When that time comes somewhere in middle age (hopefully in time to get a good plan in place), you have to consider many things. Successful investors start by determining their financial objectives. Each of us is different – with different time horizons, tax considerations, risk tolerance, and income needs. rule number one: your portfolio should be tailored to suit your specific goals.
It’s like taking an auto trip. It is important to know your destination and to have a map. It’s the same with investing. What is your destination? Is it retirement, the education of your children, building an estate for subsequent generations? Your investment roadmap should include:
- How much you currently have invested
- How much you intend to add
- Your time horizon based on your age or the age of your children
- What, if any, inheritance you are likely to receive
- Your current overhead
- Savings: CDs or money markets
- Insurance in place to provide for loved ones
- What you need to keep liquid for immediate usage
The more completely these factors are identified, the more likely you are to achieve financial success. Start with how much income you will need if you were to retire in today’s dollars because you don’t want you to try to guess what impact inflation might have down the road. No one can predict the future rate of inflation, but the good news is: you don’t have to. If the rate of inflation is especially high in the future, you are more likely to get significant income raises which will allow you to put more into your retirement plan and social security will be increased. By law, social security has built in COLAs or cost-of-living adjustments. Also, the value of any assets you have is likely to increase and your investment returns will be higher.
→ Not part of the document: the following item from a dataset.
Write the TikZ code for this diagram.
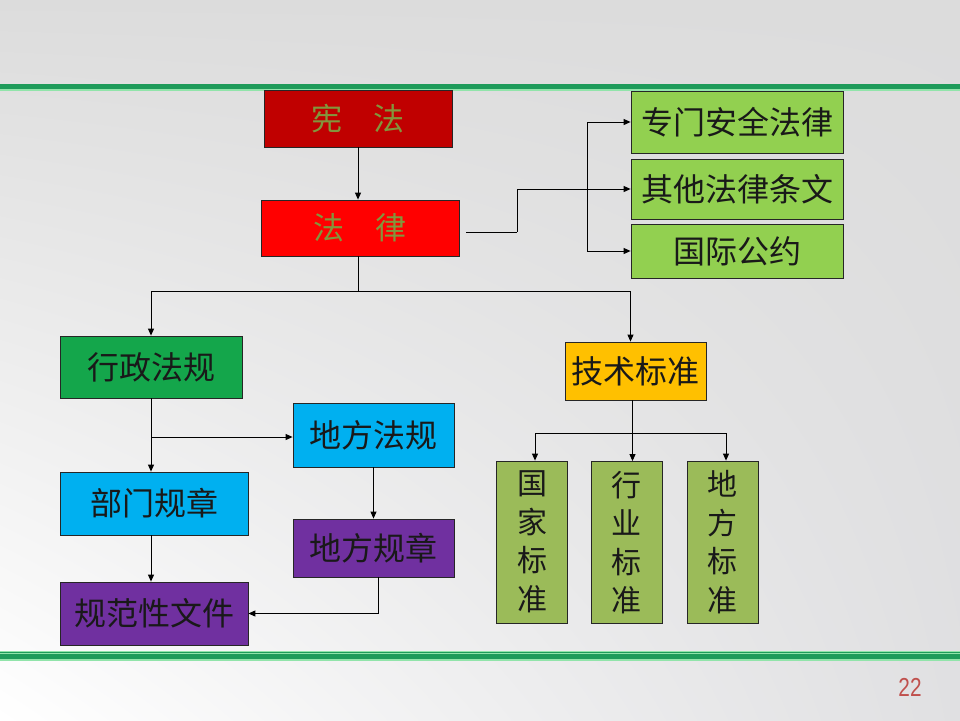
\documentclass[tikz,border=0pt]{standalone}
\usepackage{fontspec}
\newfontfamily\cjk{Noto Sans CJK SC}
\setmainfont{Liberation Sans}
\usetikzlibrary{arrows.meta,calc,shadings}
\definecolor{darkred}{RGB}{192,0,0}
\definecolor{olivetxt}{RGB}{130,150,60}
\definecolor{lgreen}{RGB}{146,208,80}
\definecolor{mgreen}{RGB}{20,166,75}
\definecolor{orng}{RGB}{255,192,0}
\definecolor{cyanb}{RGB}{0,176,240}
\definecolor{purp}{RGB}{112,48,160}
\definecolor{olgreen}{RGB}{155,187,89}
\definecolor{bandgreen}{RGB}{30,155,90}
\definecolor{bandlight}{RGB}{145,228,170}
\definecolor{numred}{RGB}{192,80,77}
\definecolor{bgA}{RGB}{220,220,220}
\definecolor{bgB}{RGB}{224,224,226}
\tikzset{
  box/.style={draw=black!85, line width=0.8pt, inner sep=0pt, anchor=center,
    font=\cjk\fontsize{32}{38}\selectfont, text=black!90},
  vbox/.style={box, align=center, minimum width=71pt, minimum height=162pt,
    fill=olgreen, font=\cjk\fontsize{30}{38.5}\selectfont},
  arr/.style={line width=0.9pt, draw=black, -{Triangle[length=7pt,width=6pt]}},
  ln/.style={line width=0.9pt, draw=black},
}
\begin{document}
\begin{tikzpicture}[x=1pt,y=-1pt]
\useasboundingbox (0,0) rectangle (960,720);
% background
\shade[upper left=bgA, upper right=bgA, lower left=white, lower right=bgB] (0,0) rectangle (960,720);
% bands
\fill[bandgreen] (0,84) rectangle (960,89);
\fill[bandlight] (0,89) rectangle (960,91);
\fill[bandlight] (0,650.5) rectangle (960,653.5);
\fill[bandgreen] (0,651.5) rectangle (960,652.5);
\fill[bandgreen] (0,654) rectangle (960,659);
\fill[bandlight] (0,659) rectangle (960,660.5);
% nodes
\node[box, fill=darkred, text=olivetxt, minimum width=188pt, minimum height=57pt, font=\cjk\fontsize{31}{36}\selectfont] (xf) at (358,118.5) {宪　法};
\node[box, fill=red, text=olivetxt, minimum width=198pt, minimum height=56pt, font=\cjk\fontsize{31}{36}\selectfont] (fl) at (360,228) {法　律};
\node[box, fill=lgreen, minimum width=212pt, minimum height=62pt] (zm) at (737,122) {专门安全法律};
\node[box, fill=lgreen, minimum width=212pt, minimum height=60pt] (qt) at (737,189) {其他法律条文};
\node[box, fill=lgreen, minimum width=212pt, minimum height=54pt] (gj) at (737,251) {国际公约};
\node[box, fill=mgreen, minimum width=182pt, minimum height=62pt] (xz) at (151,367) {行政法规};
\node[box, fill=orng, minimum width=141pt, minimum height=58pt] (js) at (635.5,371) {技术标准};
\node[box, fill=cyanb, minimum width=161pt, minimum height=64pt] (df) at (373.5,435) {地方法规};
\node[box, fill=cyanb, minimum width=188pt, minimum height=63pt] (bm) at (154,503.5) {部门规章};
\node[box, fill=purp, minimum width=161pt, minimum height=58pt] (dg) at (373.5,548) {地方规章};
\node[box, fill=purp, minimum width=188pt, minimum height=63pt] (gf) at (154,613.5) {规范性文件};
\node[vbox] (gb) at (532,542) {国\\家\\标\\准};
\node[vbox] (hy) at (626.5,542.5) {行\\业\\标\\准};
\node[vbox] (db) at (722.5,542) {地\\方\\标\\准};
\node[text=numred, font=\fontsize{26}{28}\selectfont] (pn) at (910,687) {\scalebox{0.8}[1]{22}};
% connectors
\draw[arr] (xf.south) -- (xf.south |- fl.north);
\coordinate (c1) at (466,232);
\coordinate (c2) at (517,232);
\draw[ln] (c1) -- (c2);
\draw[arr] (c2) |- (qt.west);
\coordinate (c3) at (587,122);
\draw[arr] (c3) -- (zm.west);
\draw[arr] (c3) |- (gj.west);
\coordinate (h) at (358,291);
\draw[ln] (fl.south -| h) -- (h);
\draw[arr] (h) -| (xz.north);
\draw[arr] (h) -| ([xshift=-5pt]js.north);
\coordinate (c4) at (151,437);
\draw[arr] (xz.south) -- (xz.south |- bm.north);
\draw[arr] (c4) -- (c4 -| df.west);
\draw[arr] (df.south) -- (dg.north);
\draw[arr] ([xshift=-3pt]bm.south) -- ([xshift=-3pt]bm.south |- gf.north);
\draw[arr] ([xshift=5pt]dg.south) |- (gf.east);
\coordinate (c5) at (535,433);
\coordinate (c6) at (726,433);
\draw[arr] ([xshift=-3pt]js.south) -- ([xshift=-3pt]js.south |- hy.north);
\draw[ln] (c5) -- (c6);
\draw[arr] (c5) -- (c5 |- gb.north);
\draw[arr] (c6) -- (c6 |- db.north);
\end{tikzpicture}
\end{document}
For example, in the late 1970’s and early 80’s, when inflation was sky-high in the double digit, some people were able to get 15, 16, 17, 18 even 19 or 20% interest on their bank accounts. Conversely if inflation is particularly low, you will get fewer raises and perhaps lower returns from your portfolio and property, but things won’t cost as much either. In other words, rates of return and incomes tend to adjust automatically to inflation.
Most retire in their mid-sixties. In most cases, the children are grown and hopefully economically independent. The house will be paid or nearly so. Your mortgage may be gone. You might have lower auto expenses in retirement – although you may going on vacation and golfing more.
Doing the Math
Let’s say you need $7,500 per month or $90,000 per year in today’s dollars to be financially secure in a comfortable retirement. In today’s dollars, social security will provide approximately $2,500 per month or $30,000 per year for most people, and more for couples—perhaps 50-60K. This means you will need an additional $60,000 from your portfolio.
Historically in the past, investors have been able to achieve an approximate reliable income of 5% to 6% with safety of principle. Even in this decade when interest rates have been low, there has been a variety of investment choices that have provided a reliable income of about 6%. Therefore, in our example, you would need one million dollars at 6% plus the $30,000 from social security to achieve your goal of a total annual income of $90,000.
If you already have a million dollars or more, you are there. You can retire early or spend more today, or build a larger estate for your spouse or partner, children or charity. If you don’t have a sufficient amount as yet, you will want to consider saving more, retiring later, reducing current overhead, moving to a smaller house, estimating your inheritance, etc. In other words, successful investors begin by doing the math to establish a meaningful plan designed to fulfill objectives.